Well, I don’t think it’s that simple, either.
I think if we’re talking about the quality of the streaming shows - the oversaturation of them, the budgetary constraints - we can point to the top-down direction (from Disney) to pump out shows for their streaming service. Creative direction in the micro is a different conversation (but not entirely unrelated), and I think broad pop culture punditry just hasn’t been good about parsing out what’s relevant to what they want to talk about when. People have been conflating a bunch of things to one catch-all pattern of their choice, whether it’s an imagined incompetence, a perceived political agenda, or disagreement with an assumed creative direction.
It leads to wonderful insights like “they should just focus on making Good™ things!”
But there is information that can lead these conversations in a more productive place. I think we should be able to look at how the Andor we know gets made, for example (THR) :

The subtext here is that the “streaming economics” were Bob Chapek’s (and the entire industry’s, really) irresponsible, inflated spending on a streaming gold rush, greenlighting as much as realistically possible in this period. That timing is really what ensures Tony Gilroy’s involvement in Andor. With that extra cash being thrown around, LFL is able to secure him and the money that makes his manifesto possible - the big budget, the 12 episode seasons, etc. Otherwise, Andor remains in development hell, maybe one of the earlier versions with another creative team is made instead.
That bad business practice is literally what made a great show, this stuff isn’t as algorithmic as it’s made out to be. The Acolyte and Filoni/Fav’s pet projects like Ahsoka and BOBF are borne from the same context. They just didn’t leverage in a similar way. Or were less successful. Maybe they were in some way, and it didn’t pay off! This is all aside from each team’s own creative strengths and weaknesses too.
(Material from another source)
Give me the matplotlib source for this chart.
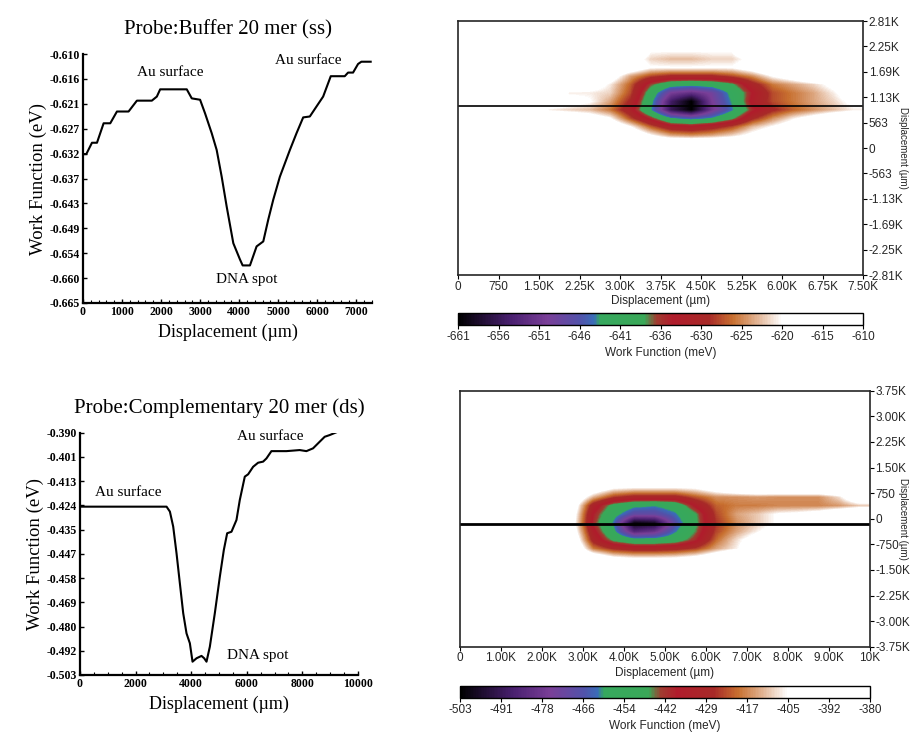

These are different teams handling circumstances and pressures that, yes, Disney puts them all under. How each one worked inside of that creates their own dialectical discussions worth having. Was there too much supervision or not enough? There isn’t a shadow council really mandating what they should be doing, it’s still just people developing their own pitches through financial stress tests, maybe some arbitrary corporate preferences - a hunger games of ideas vs ideas until they are produced.
But the problem when there is one, is always Disney, on some level. It does reflect back on them, what they are doing, the initial choices that puts things in motion, how they did or didn’t help. There’s no point in defending them IMO. That doesn’t mean it’s a monolithic animus with its own agenda or ideas. And that animus certainly isn’t one Kathleen Kennedy.
In truth, even when it’s bad, Star Wars isn’t special. Every one of the million little reasons it’s stumbled in the past few years has manifested in ways throughout the entire industry. We can only hope we’re almost through the worst of it, on a delay.